Material provided:
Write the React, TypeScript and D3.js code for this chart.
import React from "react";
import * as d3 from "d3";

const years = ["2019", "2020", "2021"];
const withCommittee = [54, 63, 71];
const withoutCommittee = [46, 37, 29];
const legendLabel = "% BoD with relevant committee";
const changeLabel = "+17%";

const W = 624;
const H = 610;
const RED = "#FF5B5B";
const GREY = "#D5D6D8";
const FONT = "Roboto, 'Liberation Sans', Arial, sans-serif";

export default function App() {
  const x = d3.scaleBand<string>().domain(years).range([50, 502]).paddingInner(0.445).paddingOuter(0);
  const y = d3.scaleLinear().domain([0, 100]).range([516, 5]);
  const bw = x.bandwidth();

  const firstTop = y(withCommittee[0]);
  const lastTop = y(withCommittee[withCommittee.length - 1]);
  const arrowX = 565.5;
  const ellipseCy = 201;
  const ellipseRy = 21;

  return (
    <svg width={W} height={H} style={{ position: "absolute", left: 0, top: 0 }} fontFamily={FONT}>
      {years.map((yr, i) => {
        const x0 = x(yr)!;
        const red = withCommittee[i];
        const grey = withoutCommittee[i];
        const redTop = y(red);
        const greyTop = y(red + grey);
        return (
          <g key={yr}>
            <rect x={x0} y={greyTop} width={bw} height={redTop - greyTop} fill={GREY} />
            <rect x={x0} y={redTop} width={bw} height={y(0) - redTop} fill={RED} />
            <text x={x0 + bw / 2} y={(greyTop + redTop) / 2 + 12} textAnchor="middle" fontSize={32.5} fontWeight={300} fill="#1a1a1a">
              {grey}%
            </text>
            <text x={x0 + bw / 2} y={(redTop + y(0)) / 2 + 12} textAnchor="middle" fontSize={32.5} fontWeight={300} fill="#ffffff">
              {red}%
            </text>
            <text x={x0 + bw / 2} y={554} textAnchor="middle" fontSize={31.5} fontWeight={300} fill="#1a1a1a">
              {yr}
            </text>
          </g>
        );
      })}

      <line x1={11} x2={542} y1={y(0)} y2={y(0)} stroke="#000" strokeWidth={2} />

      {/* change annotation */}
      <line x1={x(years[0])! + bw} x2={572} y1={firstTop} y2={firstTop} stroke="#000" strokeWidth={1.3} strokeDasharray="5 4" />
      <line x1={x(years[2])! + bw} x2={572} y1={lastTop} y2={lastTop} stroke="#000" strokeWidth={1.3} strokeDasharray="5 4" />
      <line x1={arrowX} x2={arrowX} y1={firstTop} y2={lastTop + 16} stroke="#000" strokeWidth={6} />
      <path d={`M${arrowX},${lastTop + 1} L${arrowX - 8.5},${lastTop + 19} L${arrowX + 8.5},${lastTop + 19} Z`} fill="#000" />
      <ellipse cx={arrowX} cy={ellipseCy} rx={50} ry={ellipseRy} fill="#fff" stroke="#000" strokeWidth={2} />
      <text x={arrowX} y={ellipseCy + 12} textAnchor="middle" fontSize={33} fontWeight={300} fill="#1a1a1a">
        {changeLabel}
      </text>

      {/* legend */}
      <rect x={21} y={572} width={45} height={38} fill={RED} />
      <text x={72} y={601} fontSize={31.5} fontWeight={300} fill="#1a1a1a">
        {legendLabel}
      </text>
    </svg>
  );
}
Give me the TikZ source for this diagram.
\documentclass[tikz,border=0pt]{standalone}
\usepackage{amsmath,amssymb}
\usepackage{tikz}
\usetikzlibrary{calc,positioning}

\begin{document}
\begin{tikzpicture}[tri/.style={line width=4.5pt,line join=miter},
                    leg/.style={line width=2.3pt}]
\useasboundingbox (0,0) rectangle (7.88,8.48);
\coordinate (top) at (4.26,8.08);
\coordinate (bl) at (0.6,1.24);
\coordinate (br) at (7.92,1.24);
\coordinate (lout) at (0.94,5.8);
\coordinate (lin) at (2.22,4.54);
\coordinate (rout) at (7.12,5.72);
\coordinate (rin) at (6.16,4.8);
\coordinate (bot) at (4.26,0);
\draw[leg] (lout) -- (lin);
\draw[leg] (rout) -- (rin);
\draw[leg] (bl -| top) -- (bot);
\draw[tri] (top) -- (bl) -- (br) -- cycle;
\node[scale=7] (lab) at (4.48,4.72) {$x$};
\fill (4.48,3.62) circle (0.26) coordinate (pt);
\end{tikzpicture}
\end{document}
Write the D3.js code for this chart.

Your task: Retype the records that precede this task, keeping them exactly the same.

Worked solution:
Write the React, TypeScript and D3.js code for this chart.
import React from "react";
import * as d3 from "d3";

const years = ["2019", "2020", "2021"];
const withCommittee = [54, 63, 71];
const withoutCommittee = [46, 37, 29];
const legendLabel = "% BoD with relevant committee";
const changeLabel = "+17%";

const W = 624;
const H = 610;
const RED = "#FF5B5B";
const GREY = "#D5D6D8";
const FONT = "Roboto, 'Liberation Sans', Arial, sans-serif";

export default function App() {
  const x = d3.scaleBand<string>().domain(years).range([50, 502]).paddingInner(0.445).paddingOuter(0);
  const y = d3.scaleLinear().domain([0, 100]).range([516, 5]);
  const bw = x.bandwidth();

  const firstTop = y(withCommittee[0]);
  const lastTop = y(withCommittee[withCommittee.length - 1]);
  const arrowX = 565.5;
  const ellipseCy = 201;
  const ellipseRy = 21;

  return (
    <svg width={W} height={H} style={{ position: "absolute", left: 0, top: 0 }} fontFamily={FONT}>
      {years.map((yr, i) => {
        const x0 = x(yr)!;
        const red = withCommittee[i];
        const grey = withoutCommittee[i];
        const redTop = y(red);
        const greyTop = y(red + grey);
        return (
          <g key={yr}>
            <rect x={x0} y={greyTop} width={bw} height={redTop - greyTop} fill={GREY} />
            <rect x={x0} y={redTop} width={bw} height={y(0) - redTop} fill={RED} />
            <text x={x0 + bw / 2} y={(greyTop + redTop) / 2 + 12} textAnchor="middle" fontSize={32.5} fontWeight={300} fill="#1a1a1a">
              {grey}%
            </text>
            <text x={x0 + bw / 2} y={(redTop + y(0)) / 2 + 12} textAnchor="middle" fontSize={32.5} fontWeight={300} fill="#ffffff">
              {red}%
            </text>
            <text x={x0 + bw / 2} y={554} textAnchor="middle" fontSize={31.5} fontWeight={300} fill="#1a1a1a">
              {yr}
            </text>
          </g>
        );
      })}

      <line x1={11} x2={542} y1={y(0)} y2={y(0)} stroke="#000" strokeWidth={2} />

      {/* change annotation */}
      <line x1={x(years[0])! + bw} x2={572} y1={firstTop} y2={firstTop} stroke="#000" strokeWidth={1.3} strokeDasharray="5 4" />
      <line x1={x(years[2])! + bw} x2={572} y1={lastTop} y2={lastTop} stroke="#000" strokeWidth={1.3} strokeDasharray="5 4" />
      <line x1={arrowX} x2={arrowX} y1={firstTop} y2={lastTop + 16} stroke="#000" strokeWidth={6} />
      <path d={`M${arrowX},${lastTop + 1} L${arrowX - 8.5},${lastTop + 19} L${arrowX + 8.5},${lastTop + 19} Z`} fill="#000" />
      <ellipse cx={arrowX} cy={ellipseCy} rx={50} ry={ellipseRy} fill="#fff" stroke="#000" strokeWidth={2} />
      <text x={arrowX} y={ellipseCy + 12} textAnchor="middle" fontSize={33} fontWeight={300} fill="#1a1a1a">
        {changeLabel}
      </text>

      {/* legend */}
      <rect x={21} y={572} width={45} height={38} fill={RED} />
      <text x={72} y={601} fontSize={31.5} fontWeight={300} fill="#1a1a1a">
        {legendLabel}
      </text>
    </svg>
  );
}
Give me the TikZ source for this diagram.
\documentclass[tikz,border=0pt]{standalone}
\usepackage{amsmath,amssymb}
\usepackage{tikz}
\usetikzlibrary{calc,positioning}

\begin{document}
\begin{tikzpicture}[tri/.style={line width=4.5pt,line join=miter},
                    leg/.style={line width=2.3pt}]
\useasboundingbox (0,0) rectangle (7.88,8.48);
\coordinate (top) at (4.26,8.08);
\coordinate (bl) at (0.6,1.24);
\coordinate (br) at (7.92,1.24);
\coordinate (lout) at (0.94,5.8);
\coordinate (lin) at (2.22,4.54);
\coordinate (rout) at (7.12,5.72);
\coordinate (rin) at (6.16,4.8);
\coordinate (bot) at (4.26,0);
\draw[leg] (lout) -- (lin);
\draw[leg] (rout) -- (rin);
\draw[leg] (bl -| top) -- (bot);
\draw[tri] (top) -- (bl) -- (br) -- cycle;
\node[scale=7] (lab) at (4.48,4.72) {$x$};
\fill (4.48,3.62) circle (0.26) coordinate (pt);
\end{tikzpicture}
\end{document}
Write the D3.js code for this chart.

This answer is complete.